According to a statement released by MWUS in June, the Swazi Observer management countered by offering no pay rise and the newspapers’ managing director said that management would “plant intelligence within all the departments of the company”, something that was condemned by the union as “threat and intimidating antics”.

Police intimidation

“There is an employee who earns as little as 1500 emalangeni [€100] a month and many of our members are subject to risky conditions as they are made to drive cars which have long been stopped being serviced. One member reported a car he was driving had its steering wheel disconnecting while the car was in motion,” Secretary General of MWUS Sicelo Vilane told members gathered outside the offices of the Swazi Observer on Monday.

An hour after he held his speech, Sicelo Vilane was approached by an intelligence officer who introduced himself only as “Mkhwanazi,” who told Vilane that the police wished to “form part of the negotiations as a third part”. MWUS sees this as a measure of intimidation against the union.
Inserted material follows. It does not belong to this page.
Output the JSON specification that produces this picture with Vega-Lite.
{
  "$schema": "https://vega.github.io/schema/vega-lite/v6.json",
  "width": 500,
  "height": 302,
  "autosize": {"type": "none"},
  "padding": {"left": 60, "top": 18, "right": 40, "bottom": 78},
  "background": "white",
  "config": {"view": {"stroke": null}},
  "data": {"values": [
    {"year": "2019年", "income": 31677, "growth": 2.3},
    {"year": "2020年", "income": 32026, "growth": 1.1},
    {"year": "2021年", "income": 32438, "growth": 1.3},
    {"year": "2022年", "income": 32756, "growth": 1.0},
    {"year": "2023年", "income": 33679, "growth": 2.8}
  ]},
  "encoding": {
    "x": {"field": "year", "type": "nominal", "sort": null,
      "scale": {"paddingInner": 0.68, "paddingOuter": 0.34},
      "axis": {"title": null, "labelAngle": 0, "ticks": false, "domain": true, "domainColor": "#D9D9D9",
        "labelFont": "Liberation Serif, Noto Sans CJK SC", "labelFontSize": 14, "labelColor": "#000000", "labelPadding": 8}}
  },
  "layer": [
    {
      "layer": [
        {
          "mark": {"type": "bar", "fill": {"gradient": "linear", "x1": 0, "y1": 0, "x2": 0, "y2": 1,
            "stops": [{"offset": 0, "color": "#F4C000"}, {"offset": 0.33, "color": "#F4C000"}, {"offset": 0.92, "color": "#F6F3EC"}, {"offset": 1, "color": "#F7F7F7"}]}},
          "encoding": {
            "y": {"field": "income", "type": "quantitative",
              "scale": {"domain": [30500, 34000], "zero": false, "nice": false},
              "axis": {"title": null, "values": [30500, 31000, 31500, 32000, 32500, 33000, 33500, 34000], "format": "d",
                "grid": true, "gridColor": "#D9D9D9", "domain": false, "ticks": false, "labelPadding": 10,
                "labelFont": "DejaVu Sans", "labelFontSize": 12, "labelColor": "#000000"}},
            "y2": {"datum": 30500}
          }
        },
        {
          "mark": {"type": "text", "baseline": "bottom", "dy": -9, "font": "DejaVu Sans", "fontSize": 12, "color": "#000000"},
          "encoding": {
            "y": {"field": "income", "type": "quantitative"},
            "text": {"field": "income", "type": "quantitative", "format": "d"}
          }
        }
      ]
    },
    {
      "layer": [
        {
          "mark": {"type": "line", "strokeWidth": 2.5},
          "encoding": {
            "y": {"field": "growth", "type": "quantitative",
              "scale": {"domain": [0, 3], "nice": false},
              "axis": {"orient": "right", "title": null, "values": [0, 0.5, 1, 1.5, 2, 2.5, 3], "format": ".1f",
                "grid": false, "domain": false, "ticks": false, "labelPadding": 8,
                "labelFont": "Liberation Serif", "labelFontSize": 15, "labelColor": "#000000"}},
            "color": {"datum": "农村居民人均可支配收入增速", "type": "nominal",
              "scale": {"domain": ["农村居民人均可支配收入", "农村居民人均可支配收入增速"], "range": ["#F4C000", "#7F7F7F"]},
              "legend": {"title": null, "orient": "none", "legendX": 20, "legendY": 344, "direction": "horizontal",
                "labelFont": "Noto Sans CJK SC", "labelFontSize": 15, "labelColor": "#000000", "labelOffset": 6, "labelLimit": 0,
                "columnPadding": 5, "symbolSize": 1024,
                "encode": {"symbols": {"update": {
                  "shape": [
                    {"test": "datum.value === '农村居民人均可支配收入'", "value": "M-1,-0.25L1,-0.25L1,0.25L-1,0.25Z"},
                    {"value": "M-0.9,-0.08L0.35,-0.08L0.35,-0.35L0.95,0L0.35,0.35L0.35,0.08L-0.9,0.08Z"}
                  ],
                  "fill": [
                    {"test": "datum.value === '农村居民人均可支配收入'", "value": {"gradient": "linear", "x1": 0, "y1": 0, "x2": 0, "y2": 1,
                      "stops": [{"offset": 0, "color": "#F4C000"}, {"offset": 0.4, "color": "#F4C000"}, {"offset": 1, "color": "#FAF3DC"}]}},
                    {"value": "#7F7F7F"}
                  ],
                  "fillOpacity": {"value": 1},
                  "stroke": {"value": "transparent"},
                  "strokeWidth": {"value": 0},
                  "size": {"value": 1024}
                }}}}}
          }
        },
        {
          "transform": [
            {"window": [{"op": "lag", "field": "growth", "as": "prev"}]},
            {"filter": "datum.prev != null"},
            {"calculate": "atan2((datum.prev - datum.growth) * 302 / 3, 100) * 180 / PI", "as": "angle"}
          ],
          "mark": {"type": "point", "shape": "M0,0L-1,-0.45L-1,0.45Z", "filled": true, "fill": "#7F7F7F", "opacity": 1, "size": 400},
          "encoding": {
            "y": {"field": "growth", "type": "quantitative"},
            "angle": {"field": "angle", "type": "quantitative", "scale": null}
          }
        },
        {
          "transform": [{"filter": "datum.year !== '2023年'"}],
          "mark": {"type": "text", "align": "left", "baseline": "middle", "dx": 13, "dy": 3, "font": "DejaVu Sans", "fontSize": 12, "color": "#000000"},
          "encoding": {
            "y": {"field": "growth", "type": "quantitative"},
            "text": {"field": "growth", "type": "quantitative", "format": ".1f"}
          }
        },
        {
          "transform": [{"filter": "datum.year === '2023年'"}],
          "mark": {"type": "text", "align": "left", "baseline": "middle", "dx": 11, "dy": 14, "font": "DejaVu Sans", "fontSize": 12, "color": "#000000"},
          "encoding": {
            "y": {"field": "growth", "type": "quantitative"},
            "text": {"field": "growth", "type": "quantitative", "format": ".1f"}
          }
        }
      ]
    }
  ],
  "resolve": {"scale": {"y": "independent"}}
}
There are also indications that Sicelo Vilane might be arrested for contempt of court for allegedly defying a court order that barred the protesting workers from entering the premises of the Swazi Observer, even though he is adamant that none of the union members had done so and that there had been no wrongdoing on the part of him or the union.

Media censorship and harassment

There have been many previous indications that all is not well at the Swazi Observer and in the Swazi media in general. In 2009, Swazi Observer managing editor Mbongeni Mbingo nearly lost his job for publishing a piece on the king’s fleet of luxury cars. He later wrote, in an article published on the website of the Freidrich Ebert Stiftung, that “the press in Swaziland is largely expected to toe the line and be a lapdog not a watchdog.”
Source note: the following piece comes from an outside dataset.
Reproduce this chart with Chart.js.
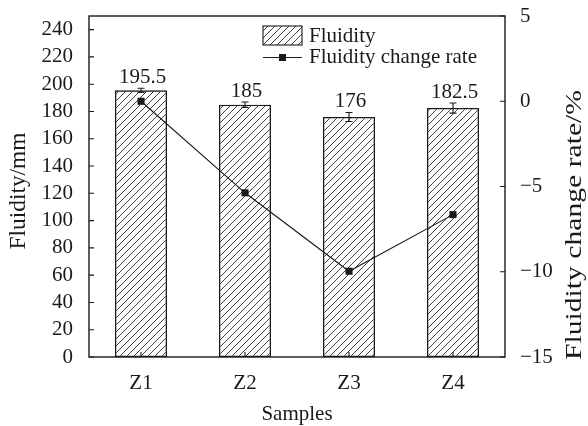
<!DOCTYPE html>
<html><head><meta charset="utf-8">
<script src="https://cdn.jsdelivr.net/npm/chart.js@4/dist/chart.umd.min.js"></script>
<style>html,body{margin:0;padding:0;background:#fff}canvas{display:block}</style>
</head><body>
<canvas id="c" width="588" height="426"></canvas>
<script>
const categories = ['Z1','Z2','Z3','Z4'];
const fluidity = [195.5, 185, 176, 182.5];
const fluidityErr = [1.5, 2, 3.3, 3.7];
const changeRate = [0, -5.37, -9.97, -6.65];
const fluidityTicks = [0,20,40,60,80,100,120,140,160,180,200,220,240];
const rateTicks = [-15,-10,-5,0,5];

const FONT = 'Liberation Serif';
const BLACK = '#1a1a1a';

function makeHatch(){
  const s = 7;
  const c = document.createElement('canvas');
  c.width = s; c.height = s;
  const g = c.getContext('2d');
  g.strokeStyle = '#2a2a2a'; g.lineWidth = 0.9;
  g.beginPath();
  g.moveTo(0, s); g.lineTo(s, 0);
  g.moveTo(-1, 1); g.lineTo(1, -1);
  g.moveTo(s-1, s+1); g.lineTo(s+1, s-1);
  g.stroke();
  return g.createPattern(c, 'repeat');
}
const hatch = makeHatch();

function stretchedText(ctx, text, cx, cy, px, targetLen){
  ctx.save();
  ctx.translate(cx, cy); ctx.rotate(-Math.PI/2);
  ctx.font = px + 'px "' + FONT + '"';
  const w = ctx.measureText(text).width;
  ctx.scale(targetLen / w, 1);
  ctx.textAlign = 'center'; ctx.textBaseline = 'middle';
  ctx.fillText(text, 0, 0);
  ctx.restore();
}

const decor = {
  id: 'decor',
  afterDatasetsDraw(chart){
    const ctx = chart.ctx;
    const y = chart.scales.y;
    ctx.save();
    const meta = chart.getDatasetMeta(1);
    ctx.strokeStyle = BLACK; ctx.lineWidth = 1.1;
    meta.data.forEach((bar, i) => {
      const cx = bar.x;
      const top = y.getPixelForValue(fluidity[i] + fluidityErr[i]);
      const bot = y.getPixelForValue(fluidity[i] - fluidityErr[i]);
      ctx.beginPath();
      ctx.moveTo(cx, top); ctx.lineTo(cx, bot);
      ctx.moveTo(cx-3.5, top); ctx.lineTo(cx+3.5, top);
      ctx.moveTo(cx-3.5, bot); ctx.lineTo(cx+3.5, bot);
      ctx.stroke();
      ctx.fillStyle = BLACK;
      ctx.font = '21px "' + FONT + '"';
      ctx.textAlign = 'center'; ctx.textBaseline = 'alphabetic';
      ctx.fillText(String(fluidity[i]), cx + 1.5, top - 5);
    });
    ctx.restore();
  },
  afterDraw(chart){
    const ctx = chart.ctx, a = chart.chartArea;
    const y = chart.scales.y, y1 = chart.scales.y1, x = chart.scales.x;
    ctx.save();
    ctx.strokeStyle = BLACK; ctx.lineWidth = 1.4;
    ctx.strokeRect(a.left, a.top, a.right - a.left, a.bottom - a.top);
    ctx.lineWidth = 1.1;
    ctx.beginPath();
    fluidityTicks.forEach(v => { const p = y.getPixelForValue(v); ctx.moveTo(a.left, p); ctx.lineTo(a.left + 5, p); });
    rateTicks.forEach(v => { const p = y1.getPixelForValue(v); ctx.moveTo(a.right, p); ctx.lineTo(a.right - 5, p); });
    categories.forEach((c, i) => { const p = x.getPixelForValue(i); ctx.moveTo(p, a.bottom); ctx.lineTo(p, a.bottom - 5); });
    ctx.stroke();

    // legend
    ctx.fillStyle = hatch;
    ctx.fillRect(263, 26, 39, 19);
    ctx.lineWidth = 1.1; ctx.strokeStyle = BLACK;
    ctx.strokeRect(263, 26, 39, 19);
    ctx.beginPath(); ctx.moveTo(263, 57.5); ctx.lineTo(302, 57.5); ctx.stroke();
    ctx.fillStyle = BLACK; ctx.fillRect(279, 54, 7, 7);
    ctx.font = '21px "' + FONT + '"';
    ctx.textAlign = 'left'; ctx.textBaseline = 'middle';
    ctx.fillText('Fluidity', 309, 36);
    ctx.fillText('Fluidity change rate', 309, 57);

    // axis titles
    ctx.textAlign = 'center'; ctx.textBaseline = 'middle';
    ctx.fillText('Samples', (a.left + a.right) / 2, 414);
    stretchedText(ctx, 'Fluidity/mm', 19, 191, 23, 117);
    stretchedText(ctx, 'Fluidity change rate/%', 575, 225, 23, 270);
    ctx.restore();
  }
};

const tickFont = { family: FONT, size: 21 };
const minus = v => String(v).replace('-', '\u2212');
function noPadV(s){ s.paddingTop = 0; s.paddingBottom = 0; }

new Chart(document.getElementById('c'), {
  data: {
    labels: categories,
    datasets: [
      { type: 'line', label: 'Fluidity change rate', data: changeRate, yAxisID: 'y1', order: 0,
        borderColor: BLACK, borderWidth: 1.1, pointStyle: 'rect', pointRadius: 5, pointBackgroundColor: BLACK,
        pointBorderColor: BLACK, pointBorderWidth: 0, tension: 0 },
      { type: 'bar', label: 'Fluidity', data: fluidity, yAxisID: 'y', order: 1,
        backgroundColor: hatch, borderColor: BLACK, borderWidth: 1.3, borderSkipped: false,
        barPercentage: 0.5, categoryPercentage: 1.0 }
    ]
  },
  options: {
    responsive: false, animation: false, devicePixelRatio: 1,
    layout: { padding: { top: 16, left: 0, right: 0, bottom: 0 } },
    plugins: { legend: { display: false }, tooltip: { enabled: false } },
    scales: {
      x: { type: 'category', offset: true,
        grid: { display: false, drawTicks: false }, border: { display: false },
        ticks: { font: tickFont, color: BLACK, padding: 14 },
        afterFit(s){ s.height = 69; s.paddingLeft = 0; s.paddingRight = 0; } },
      y: { type: 'linear', position: 'left', min: 0, max: 250,
        grid: { display: false, drawTicks: false }, border: { display: false },
        ticks: { font: tickFont, color: BLACK, padding: 16, stepSize: 20, autoSkip: false },
        afterBuildTicks(s){ s.ticks = fluidityTicks.map(v => ({ value: v })); },
        afterFit(s){ s.width = 89; noPadV(s); } },
      y1: { type: 'linear', position: 'right', min: -15, max: 5,
        grid: { display: false, drawTicks: false }, border: { display: false },
        ticks: { font: tickFont, color: BLACK, padding: 15, stepSize: 5, autoSkip: false, callback: minus },
        afterBuildTicks(s){ s.ticks = rateTicks.map(v => ({ value: v })); },
        afterFit(s){ s.width = 83; noPadV(s); } }
    }
  },
  plugins: [decor]
});
</script>
</body></html>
In their 2015 “Freedom of the Press”-report, American research-NGO Freedom House describes how king Mswati “further restrained an already weakened media environment in Swaziland, [where] both journalists and media outlets were targeted by officials through the use of restrictive legislation” and how “the government withholds advertising contracts from critical media outlets”.

 

According to the Human Rights Watch 2016 world report, “journalists and activists [in Swaziland] who criticized the government were often harassed and arrested … Many journalists practiced self-censorship, especially with regard to reports involving the king to avoid harassment by authorities”.